Mellon Awards highlight role of faculty mentors


At a university of USC’s size, students often graduate without ever finding a faculty member to guide them through their college years and counsel them as they head into careers and the real world. But a few find faculty mentors whose perspective, wisdom and advice shapes their success at USC, and those mentors are trying to encourage others to take on the role.

Dr. Charles Gomer, a professor of pediatrics and radiation oncology for the Keck School of Medicine and vice chair of pediatrics for faculty development, co-chairs the Mellon Mentoring Forum, which honors outstanding faculty mentors for contributions to their colleagues or students as part of its annual award program.

“I feel very strongly and I think all the faculty here feel very strongly that we all want to give back now. We want to help other individuals just like the previous faculty have helped us,” Gomer said.

Gomer said he feels his educational and professional careers have been helped significantly by the presence of mentors, and he hopes to help current students find mentors.

“Each one made a difference,” he said, adding that mentoring is “a valuable asset we just can’t underestimate in this day in age to help people succeed.”

The school has been receptive to Gomer’s mission, he said, and strives to help create a mentoring relationship between faculty and students.

“The administration believes very, very strongly that mentoring should be an essential part of an outstanding university,” Gomer said. “It’s an indication from the university of how high they value this activity, that it is essential for the success of faculty or students.”

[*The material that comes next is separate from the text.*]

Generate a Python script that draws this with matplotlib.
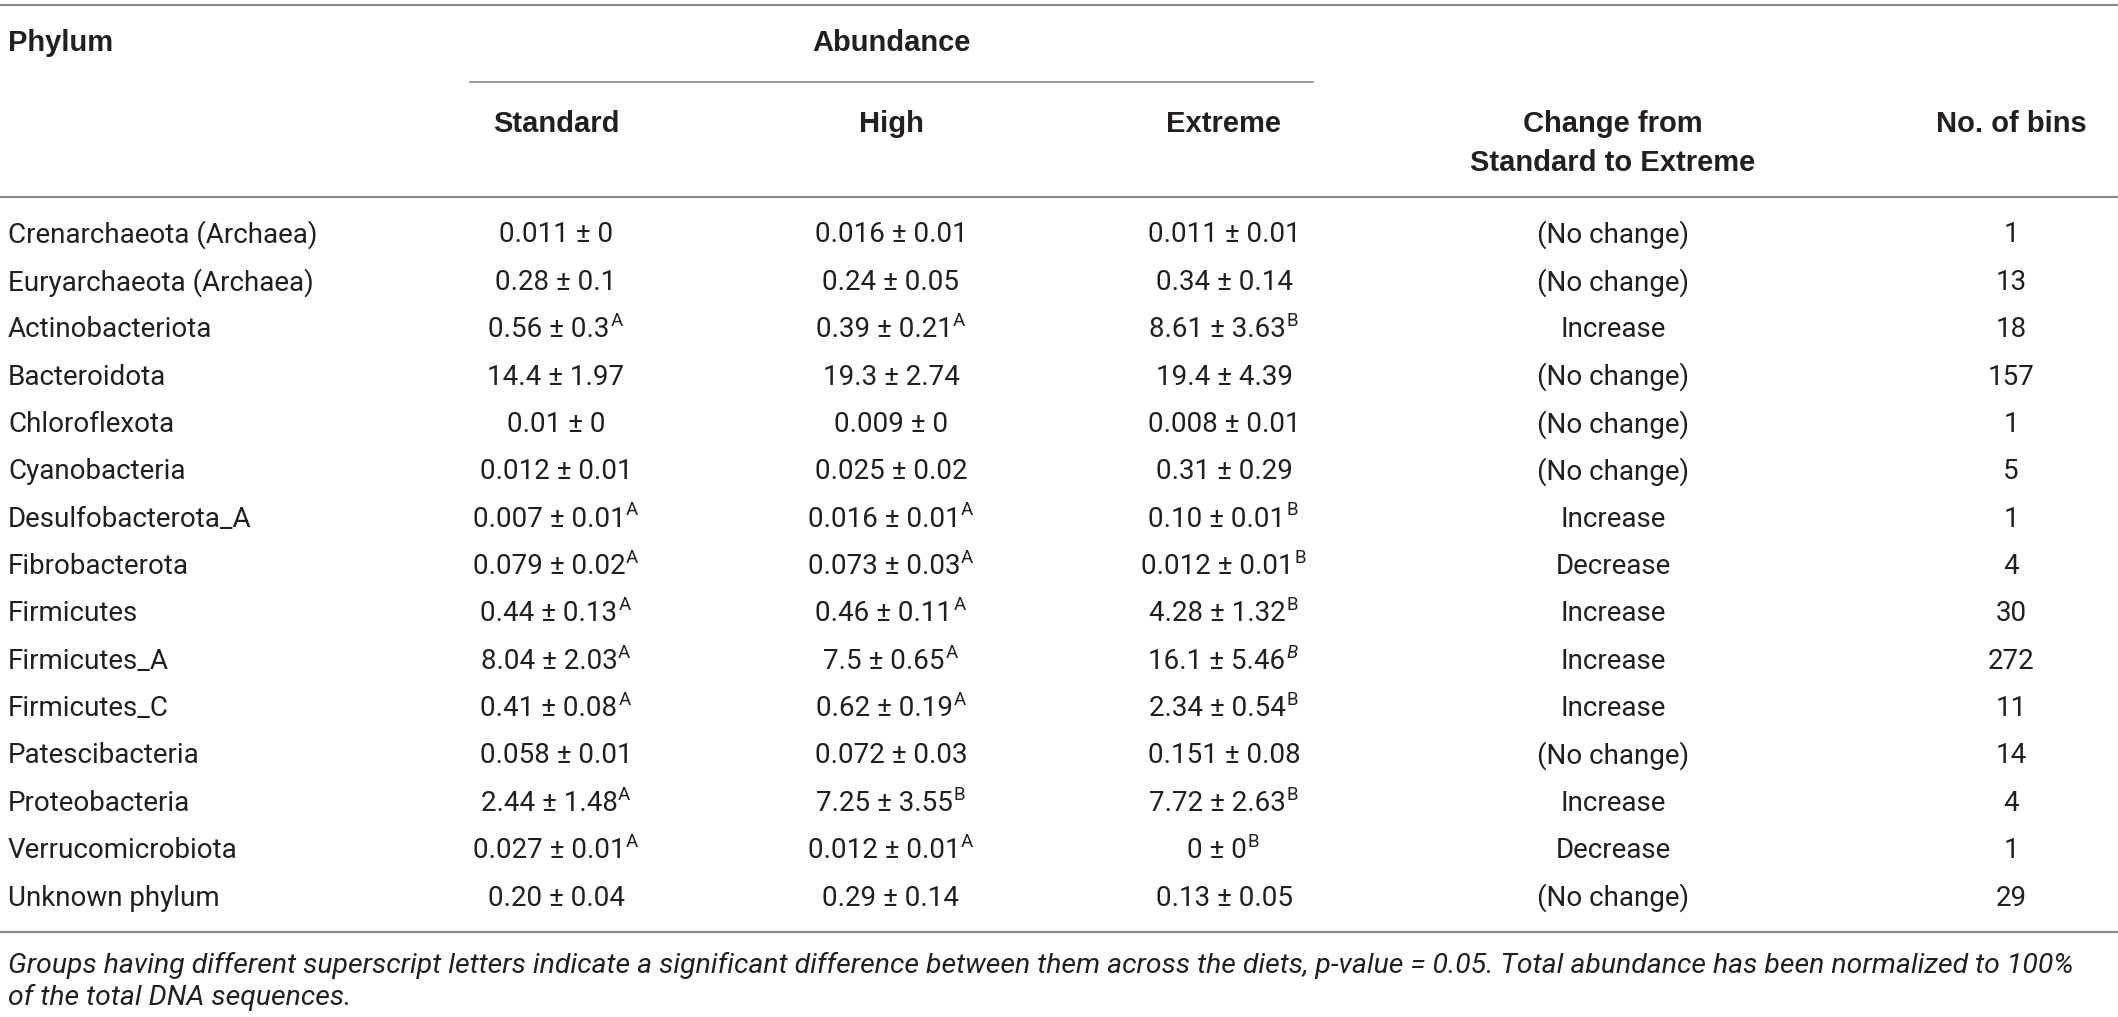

Gomer said he has noticed faculty at USC are typically open to taking on a mentorship role.

“We’re very fortunate at USC,” he said. “Our faculty want our students to succeed. There’s no doubt about that. And part of that is giving lectures and the coursework, but it goes beyond that. It’s outside the classroom where a lot of your learning goes on and that’s the mentoring process.”

Kara Bartelt, an assistant professor at the School of Architecture, received a Mellon Award last year, which is given to faculty mentoring undergraduate students. Bartelt said it was her experience with mentors that led her to want to be a mentor to others.

“I have been fortunate to have mentors in my life and education who took the extra time and effort to give personalized attention to my cause. They were critical to my growth and to my personal achievements,” Bartelt said. “The fact that I may now return the favor and play that role in someone else’s life is extremely rewarding to me now as a professor at USC.”

Paul Adler, a professor at the Marshall School of Business and a 2009 Mellon Award recipient for faculty mentoring faculty, said he feels it is important to collaborate and to share knowledge.

“Mentoring is a particularly rewarding facet of collegiality,” Adler said. “It is an exciting intellectual and human exchange expressing our shared commitment to advancing knowledge.”

But perhaps the most important aspect of the mentoring process is what the students get from it.

“It’s just been cool to have someone that’s doing something that you’re interested in doing and you can look to them as a good example,” said Laura Klein, a senior majoring in civil engineering who does research with her faculty mentor and professor, Dr. Burcin Becerik-Gerber.

Klein said she has never had a problem finding enough people to go to for advice but that her mentor was especially supportive of her higher education plans post-graduation.

Lauren Weinzimmer, a senior majoring in communication and English, works closely with Stacy Smith, a communication professor, and Alison Trope, her thesis adviser. She said both have helped make her college years an invaluable experience.

“Having faculty mentors and close relationships with professors has helped me really figure out what I want to do,” said Lauren Weinzimmer, a senior majoring in communication and English.  “I’ve had a lot of people that I have been able to go to and talk about my interests and graduate school.”

Weinzimmer plans to nominate her mentors for Mellon Awards this year.

Not all USC faculty members are as open to fostering mentorship relationships with their students, Weinzimmer said, though she has found the faculty are generally more accessible to their students and invest more time in them at private universities.

“What makes USC different from a lot of other universities is that the faculty are really invested in their students, and not just in their graduate students, but in their undergraduates,” she said.